El cuerpo del ex general Prats destrozado por la explosión del coche bomba. Buenos Aires, 30 de septiembre de 1974.

Entonces me incorporo de la cama, doy un paso hacia la esquina de la celda y estiro la mano. Recibo una mano que es como un jurel blando y frío, casi sin carne: un espinazo que tiembla. 

Sin moverse del sillón, con ese hilo de voz agónico, el Mamo levanta la vista con dificultad y se despide:

—Que le vaya muy bien.

Fuera de la celda, Maite me dice que su padre “está sin ganas a veces, por eso lo venimos a ver, para que no se sienta solo, para que no se desanime”. 

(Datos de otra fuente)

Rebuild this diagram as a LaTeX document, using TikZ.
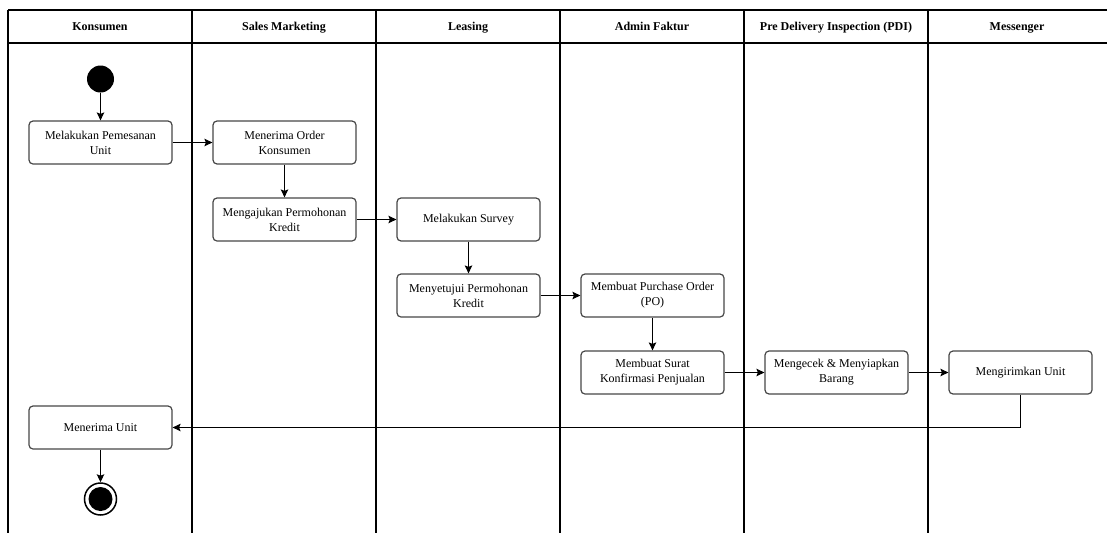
\documentclass[tikz,border=0pt]{standalone}
\usepackage{fontspec}
\setmainfont{Liberation Serif}
\usetikzlibrary{arrows.meta}
\begin{document}
\begin{tikzpicture}[x=1pt,y=-1pt,
  lane/.style={line width=1.3pt,black},
  lanehead/.style={font=\fontsize{12}{15}\selectfont\bfseries,anchor=center,
    text height=8.5pt,text depth=2.5pt,inner sep=0pt},
  act/.style={draw=black!72,line width=1.2pt,rounded corners=4pt,fill=white,
    minimum width=143pt,minimum height=43pt,align=center,inner sep=2pt,
    font=\fontsize{12}{15}\selectfont},
  startnode/.style={circle,fill=black,minimum size=27pt,inner sep=0pt},
  endring/.style={circle,draw=black,line width=1.5pt,fill=white,minimum size=32pt,inner sep=0pt},
  endcore/.style={circle,fill=black,minimum size=24pt,inner sep=0pt},
  flow/.style={line width=1.1pt,black,-{Stealth[length=8pt,width=7.5pt,inset=1.5pt]}}
]
\useasboundingbox (0,0) rectangle (1107,533);

% swimlane frame
\draw[lane] (8,10) -- (1107,10);
\draw[lane] (8,43) -- (1107,43);
\foreach \xx in {8,192,376,560,744,928}
  \draw[lane] (\xx,10) -- (\xx,533);

% lane titles
\node[lanehead] (hK) at (100,27) {Konsumen};
\node[lanehead] (hS) at (284,27) {Sales Marketing};
\node[lanehead] (hL) at (468,27) {Leasing};
\node[lanehead] (hA) at (652,27) {Admin Faktur};
\node[lanehead] (hP) at (836,27) {Pre Delivery Inspection (PDI)};
\node[lanehead] (hM) at (1017,27) {Messenger};

% activities
\node[startnode] (start) at (100.5,79) {};
\node[act] (a1) at (100.5,142.5) {Melakukan Pemesanan\\Unit};
\node[act] (b1) at (284.5,142.5) {Menerima Order\\Konsumen};
\node[act] (b2) at (284.5,219.5) {Mengajukan Permohonan\\Kredit};
\node[act] (c1) at (468.5,219.5) {Melakukan Survey};
\node[act] (c2) at (468.5,295.5) {Menyetujui Permohonan\\Kredit};
\node[act] (d1) at (652.5,295.5) {Membuat Purchase Order\\(PO)};
\node[act] (d2) at (652.5,372.5) {Membuat Surat\\Konfirmasi Penjualan};
\node[act] (e1) at (836.5,372.5) {Mengecek \& Menyiapkan\\Barang};
\node[act] (f1) at (1020.5,372.5) {Mengirimkan Unit};
\node[act] (a2) at (100.5,427.5) {Menerima Unit};
\node[endring] (end) at (100.5,499) {};
\node[endcore] (endc) at (100.5,499) {};

% control flow
\draw[flow] (start) -- (a1);
\draw[flow] (a1) -- (b1);
\draw[flow] (b1) -- (b2);
\draw[flow] (b2) -- (c1);
\draw[flow] (c1) -- (c2);
\draw[flow] (c2) -- (d1);
\draw[flow] (d1) -- (d2);
\draw[flow] (d2) -- (e1);
\draw[flow] (e1) -- (f1);
\draw[flow] (f1.south) |- (a2.east);
\draw[flow] (a2) -- (end);
\end{tikzpicture}
\end{document}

Me lo dice frente a una foto que cuelga en la galería, y que muestra a un anciano cuya figura proyecta la sombra de un soldado joven y fornido, armado hasta los dientes.

—Esta imagen la trajimos nosotras. ¿No te parece que este abuelito se parece a mi papá?

—¿En qué sentido?—¿No has visto cómo camina?

—No. —Camina así, tal cual, lento, medio para el lado. Ya está viejito, le queda poco. Pobre papá.

Miguel Krassnoff Marchenko sigue dando vueltas por la galería, repartiendo saludos. En el hall vecino del módulo 3 hay dos ancianos que miran la televisión. 

Cuando me ven pasar junto a un gendarme sonríen, amistosos, como dos abuelos tiernos, antes de volver a cabecear frente a la pantalla.